Here are some records; quote them exactly, leaving out the pictures.

(Dataset items)
________________
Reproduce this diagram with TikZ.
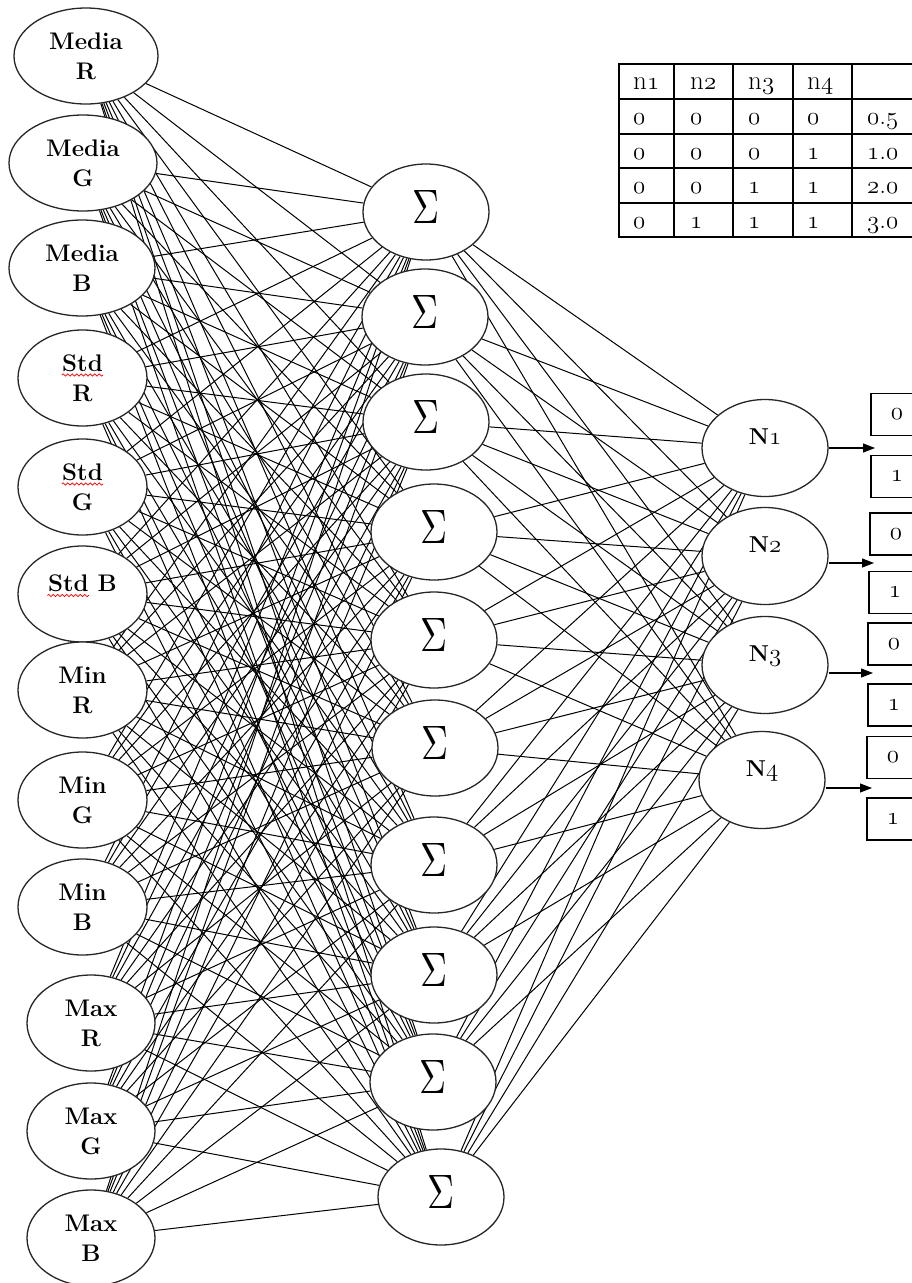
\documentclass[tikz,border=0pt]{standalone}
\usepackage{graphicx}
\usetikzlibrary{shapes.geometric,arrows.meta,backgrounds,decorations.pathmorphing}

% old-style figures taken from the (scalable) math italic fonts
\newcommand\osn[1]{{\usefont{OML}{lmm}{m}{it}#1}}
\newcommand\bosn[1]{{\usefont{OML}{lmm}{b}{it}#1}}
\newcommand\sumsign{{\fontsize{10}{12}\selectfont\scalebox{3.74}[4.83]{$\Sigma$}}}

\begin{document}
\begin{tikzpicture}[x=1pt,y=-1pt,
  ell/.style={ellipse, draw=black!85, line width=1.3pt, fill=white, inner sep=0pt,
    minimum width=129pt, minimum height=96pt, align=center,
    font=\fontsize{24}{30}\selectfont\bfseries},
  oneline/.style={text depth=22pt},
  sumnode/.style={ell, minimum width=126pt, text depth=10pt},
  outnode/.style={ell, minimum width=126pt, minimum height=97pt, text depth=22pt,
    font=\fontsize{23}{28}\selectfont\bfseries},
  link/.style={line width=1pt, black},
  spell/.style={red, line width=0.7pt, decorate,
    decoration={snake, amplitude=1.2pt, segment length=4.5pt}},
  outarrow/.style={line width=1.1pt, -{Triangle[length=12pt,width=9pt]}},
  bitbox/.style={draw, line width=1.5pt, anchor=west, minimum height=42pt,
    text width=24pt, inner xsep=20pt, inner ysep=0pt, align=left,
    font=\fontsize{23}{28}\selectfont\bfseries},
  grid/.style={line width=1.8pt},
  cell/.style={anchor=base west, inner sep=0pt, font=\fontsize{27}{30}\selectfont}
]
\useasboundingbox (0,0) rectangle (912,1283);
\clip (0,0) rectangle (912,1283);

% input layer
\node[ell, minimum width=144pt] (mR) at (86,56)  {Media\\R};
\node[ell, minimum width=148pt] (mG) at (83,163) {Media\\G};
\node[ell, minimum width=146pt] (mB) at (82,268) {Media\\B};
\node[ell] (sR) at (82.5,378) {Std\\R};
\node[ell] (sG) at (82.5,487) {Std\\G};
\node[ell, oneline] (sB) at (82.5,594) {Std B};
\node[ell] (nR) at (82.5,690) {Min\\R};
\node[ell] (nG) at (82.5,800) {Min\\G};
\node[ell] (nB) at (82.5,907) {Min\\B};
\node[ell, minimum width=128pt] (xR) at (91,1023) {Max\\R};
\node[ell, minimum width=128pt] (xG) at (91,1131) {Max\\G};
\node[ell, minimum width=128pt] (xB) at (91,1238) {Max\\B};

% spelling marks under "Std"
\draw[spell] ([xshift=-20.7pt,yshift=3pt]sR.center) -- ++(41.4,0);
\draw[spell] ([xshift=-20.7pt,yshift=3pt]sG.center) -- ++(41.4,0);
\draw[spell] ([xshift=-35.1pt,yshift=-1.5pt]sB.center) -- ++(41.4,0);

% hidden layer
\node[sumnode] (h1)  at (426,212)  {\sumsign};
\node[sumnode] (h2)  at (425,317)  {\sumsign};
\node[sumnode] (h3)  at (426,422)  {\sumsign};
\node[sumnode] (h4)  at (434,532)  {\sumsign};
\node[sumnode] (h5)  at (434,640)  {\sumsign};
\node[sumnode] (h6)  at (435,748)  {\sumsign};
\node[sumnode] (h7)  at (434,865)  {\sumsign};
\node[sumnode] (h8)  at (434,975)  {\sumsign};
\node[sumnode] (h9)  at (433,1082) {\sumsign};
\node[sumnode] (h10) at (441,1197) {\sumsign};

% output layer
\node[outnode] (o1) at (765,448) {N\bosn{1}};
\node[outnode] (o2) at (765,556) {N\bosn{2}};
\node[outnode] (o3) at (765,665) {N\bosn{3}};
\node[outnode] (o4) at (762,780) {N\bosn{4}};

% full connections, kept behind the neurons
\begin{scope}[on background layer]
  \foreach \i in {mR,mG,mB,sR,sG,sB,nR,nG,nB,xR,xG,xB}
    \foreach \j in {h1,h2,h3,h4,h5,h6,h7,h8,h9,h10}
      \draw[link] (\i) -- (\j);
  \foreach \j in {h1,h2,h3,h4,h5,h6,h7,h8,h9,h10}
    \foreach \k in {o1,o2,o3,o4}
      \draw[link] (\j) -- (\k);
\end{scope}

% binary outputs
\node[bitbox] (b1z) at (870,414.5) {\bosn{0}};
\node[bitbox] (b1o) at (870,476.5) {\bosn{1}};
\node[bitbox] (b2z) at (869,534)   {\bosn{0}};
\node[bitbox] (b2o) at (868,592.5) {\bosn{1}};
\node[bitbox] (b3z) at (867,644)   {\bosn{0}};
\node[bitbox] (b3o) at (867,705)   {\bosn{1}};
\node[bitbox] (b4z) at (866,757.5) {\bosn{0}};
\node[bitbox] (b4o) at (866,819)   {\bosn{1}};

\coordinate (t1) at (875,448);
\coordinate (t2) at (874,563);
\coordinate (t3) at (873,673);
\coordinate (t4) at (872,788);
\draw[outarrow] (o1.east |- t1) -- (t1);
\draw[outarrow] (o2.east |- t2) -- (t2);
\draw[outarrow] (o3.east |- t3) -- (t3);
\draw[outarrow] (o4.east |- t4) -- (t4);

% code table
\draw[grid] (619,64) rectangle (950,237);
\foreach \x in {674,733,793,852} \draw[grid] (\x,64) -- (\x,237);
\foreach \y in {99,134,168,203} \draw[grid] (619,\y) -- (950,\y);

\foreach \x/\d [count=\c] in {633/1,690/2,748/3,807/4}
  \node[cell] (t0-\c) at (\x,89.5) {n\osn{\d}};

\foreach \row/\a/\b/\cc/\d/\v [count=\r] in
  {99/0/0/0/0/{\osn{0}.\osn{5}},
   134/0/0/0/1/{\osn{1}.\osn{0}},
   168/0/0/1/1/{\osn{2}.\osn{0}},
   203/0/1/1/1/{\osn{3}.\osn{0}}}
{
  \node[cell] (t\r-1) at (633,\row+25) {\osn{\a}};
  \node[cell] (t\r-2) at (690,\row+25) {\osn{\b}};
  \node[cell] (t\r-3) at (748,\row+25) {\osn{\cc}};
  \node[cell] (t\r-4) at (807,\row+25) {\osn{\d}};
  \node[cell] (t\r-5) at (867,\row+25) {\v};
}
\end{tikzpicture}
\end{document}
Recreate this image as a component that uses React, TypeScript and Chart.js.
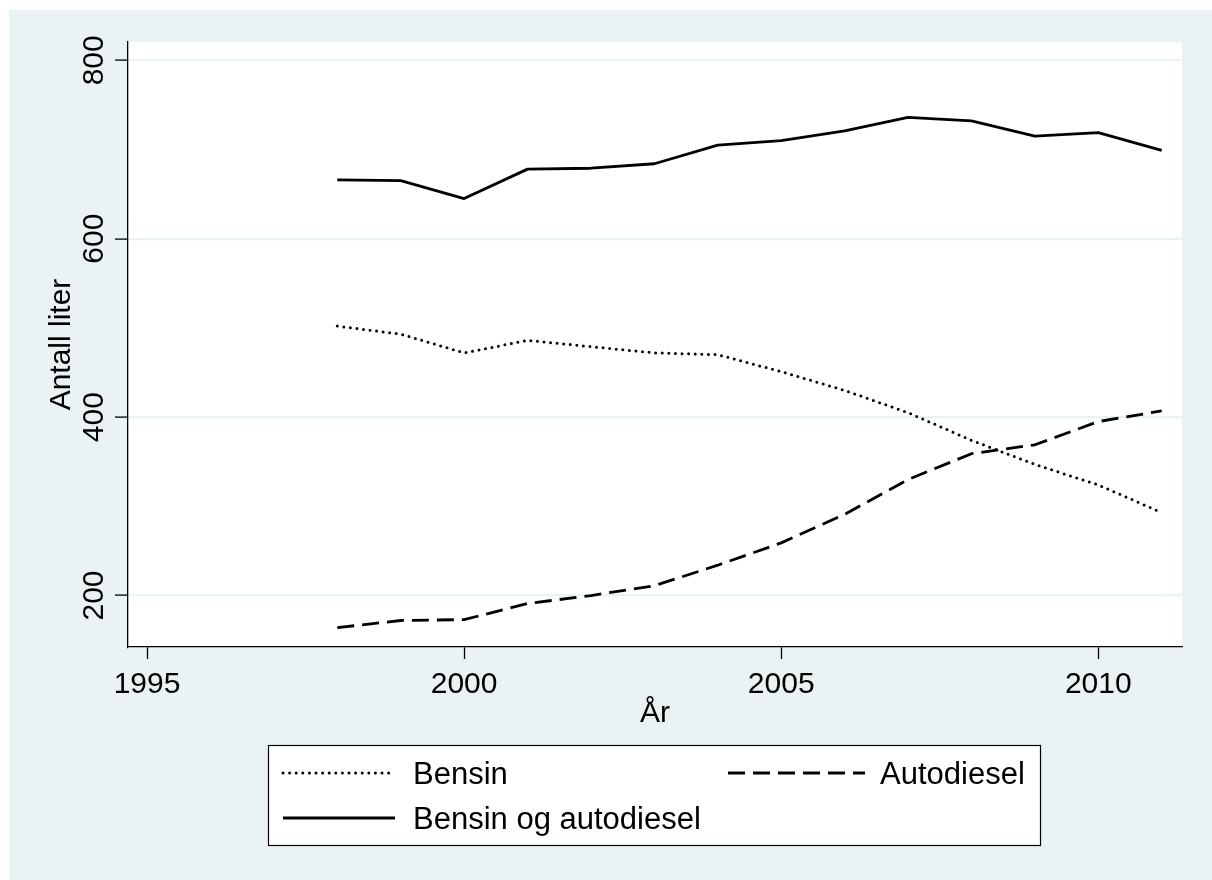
________________
## RESULT FOR THIS TASK
Reproduce this diagram with TikZ.
\documentclass[tikz,border=0pt]{standalone}
\usepackage{graphicx}
\usetikzlibrary{shapes.geometric,arrows.meta,backgrounds,decorations.pathmorphing}

% old-style figures taken from the (scalable) math italic fonts
\newcommand\osn[1]{{\usefont{OML}{lmm}{m}{it}#1}}
\newcommand\bosn[1]{{\usefont{OML}{lmm}{b}{it}#1}}
\newcommand\sumsign{{\fontsize{10}{12}\selectfont\scalebox{3.74}[4.83]{$\Sigma$}}}

\begin{document}
\begin{tikzpicture}[x=1pt,y=-1pt,
  ell/.style={ellipse, draw=black!85, line width=1.3pt, fill=white, inner sep=0pt,
    minimum width=129pt, minimum height=96pt, align=center,
    font=\fontsize{24}{30}\selectfont\bfseries},
  oneline/.style={text depth=22pt},
  sumnode/.style={ell, minimum width=126pt, text depth=10pt},
  outnode/.style={ell, minimum width=126pt, minimum height=97pt, text depth=22pt,
    font=\fontsize{23}{28}\selectfont\bfseries},
  link/.style={line width=1pt, black},
  spell/.style={red, line width=0.7pt, decorate,
    decoration={snake, amplitude=1.2pt, segment length=4.5pt}},
  outarrow/.style={line width=1.1pt, -{Triangle[length=12pt,width=9pt]}},
  bitbox/.style={draw, line width=1.5pt, anchor=west, minimum height=42pt,
    text width=24pt, inner xsep=20pt, inner ysep=0pt, align=left,
    font=\fontsize{23}{28}\selectfont\bfseries},
  grid/.style={line width=1.8pt},
  cell/.style={anchor=base west, inner sep=0pt, font=\fontsize{27}{30}\selectfont}
]
\useasboundingbox (0,0) rectangle (912,1283);
\clip (0,0) rectangle (912,1283);

% input layer
\node[ell, minimum width=144pt] (mR) at (86,56)  {Media\\R};
\node[ell, minimum width=148pt] (mG) at (83,163) {Media\\G};
\node[ell, minimum width=146pt] (mB) at (82,268) {Media\\B};
\node[ell] (sR) at (82.5,378) {Std\\R};
\node[ell] (sG) at (82.5,487) {Std\\G};
\node[ell, oneline] (sB) at (82.5,594) {Std B};
\node[ell] (nR) at (82.5,690) {Min\\R};
\node[ell] (nG) at (82.5,800) {Min\\G};
\node[ell] (nB) at (82.5,907) {Min\\B};
\node[ell, minimum width=128pt] (xR) at (91,1023) {Max\\R};
\node[ell, minimum width=128pt] (xG) at (91,1131) {Max\\G};
\node[ell, minimum width=128pt] (xB) at (91,1238) {Max\\B};

% spelling marks under "Std"
\draw[spell] ([xshift=-20.7pt,yshift=3pt]sR.center) -- ++(41.4,0);
\draw[spell] ([xshift=-20.7pt,yshift=3pt]sG.center) -- ++(41.4,0);
\draw[spell] ([xshift=-35.1pt,yshift=-1.5pt]sB.center) -- ++(41.4,0);

% hidden layer
\node[sumnode] (h1)  at (426,212)  {\sumsign};
\node[sumnode] (h2)  at (425,317)  {\sumsign};
\node[sumnode] (h3)  at (426,422)  {\sumsign};
\node[sumnode] (h4)  at (434,532)  {\sumsign};
\node[sumnode] (h5)  at (434,640)  {\sumsign};
\node[sumnode] (h6)  at (435,748)  {\sumsign};
\node[sumnode] (h7)  at (434,865)  {\sumsign};
\node[sumnode] (h8)  at (434,975)  {\sumsign};
\node[sumnode] (h9)  at (433,1082) {\sumsign};
\node[sumnode] (h10) at (441,1197) {\sumsign};

% output layer
\node[outnode] (o1) at (765,448) {N\bosn{1}};
\node[outnode] (o2) at (765,556) {N\bosn{2}};
\node[outnode] (o3) at (765,665) {N\bosn{3}};
\node[outnode] (o4) at (762,780) {N\bosn{4}};

% full connections, kept behind the neurons
\begin{scope}[on background layer]
  \foreach \i in {mR,mG,mB,sR,sG,sB,nR,nG,nB,xR,xG,xB}
    \foreach \j in {h1,h2,h3,h4,h5,h6,h7,h8,h9,h10}
      \draw[link] (\i) -- (\j);
  \foreach \j in {h1,h2,h3,h4,h5,h6,h7,h8,h9,h10}
    \foreach \k in {o1,o2,o3,o4}
      \draw[link] (\j) -- (\k);
\end{scope}

% binary outputs
\node[bitbox] (b1z) at (870,414.5) {\bosn{0}};
\node[bitbox] (b1o) at (870,476.5) {\bosn{1}};
\node[bitbox] (b2z) at (869,534)   {\bosn{0}};
\node[bitbox] (b2o) at (868,592.5) {\bosn{1}};
\node[bitbox] (b3z) at (867,644)   {\bosn{0}};
\node[bitbox] (b3o) at (867,705)   {\bosn{1}};
\node[bitbox] (b4z) at (866,757.5) {\bosn{0}};
\node[bitbox] (b4o) at (866,819)   {\bosn{1}};

\coordinate (t1) at (875,448);
\coordinate (t2) at (874,563);
\coordinate (t3) at (873,673);
\coordinate (t4) at (872,788);
\draw[outarrow] (o1.east |- t1) -- (t1);
\draw[outarrow] (o2.east |- t2) -- (t2);
\draw[outarrow] (o3.east |- t3) -- (t3);
\draw[outarrow] (o4.east |- t4) -- (t4);

% code table
\draw[grid] (619,64) rectangle (950,237);
\foreach \x in {674,733,793,852} \draw[grid] (\x,64) -- (\x,237);
\foreach \y in {99,134,168,203} \draw[grid] (619,\y) -- (950,\y);

\foreach \x/\d [count=\c] in {633/1,690/2,748/3,807/4}
  \node[cell] (t0-\c) at (\x,89.5) {n\osn{\d}};

\foreach \row/\a/\b/\cc/\d/\v [count=\r] in
  {99/0/0/0/0/{\osn{0}.\osn{5}},
   134/0/0/0/1/{\osn{1}.\osn{0}},
   168/0/0/1/1/{\osn{2}.\osn{0}},
   203/0/1/1/1/{\osn{3}.\osn{0}}}
{
  \node[cell] (t\r-1) at (633,\row+25) {\osn{\a}};
  \node[cell] (t\r-2) at (690,\row+25) {\osn{\b}};
  \node[cell] (t\r-3) at (748,\row+25) {\osn{\cc}};
  \node[cell] (t\r-4) at (807,\row+25) {\osn{\d}};
  \node[cell] (t\r-5) at (867,\row+25) {\v};
}
\end{tikzpicture}
\end{document}
Recreate this image as a component that uses React, TypeScript and Chart.js.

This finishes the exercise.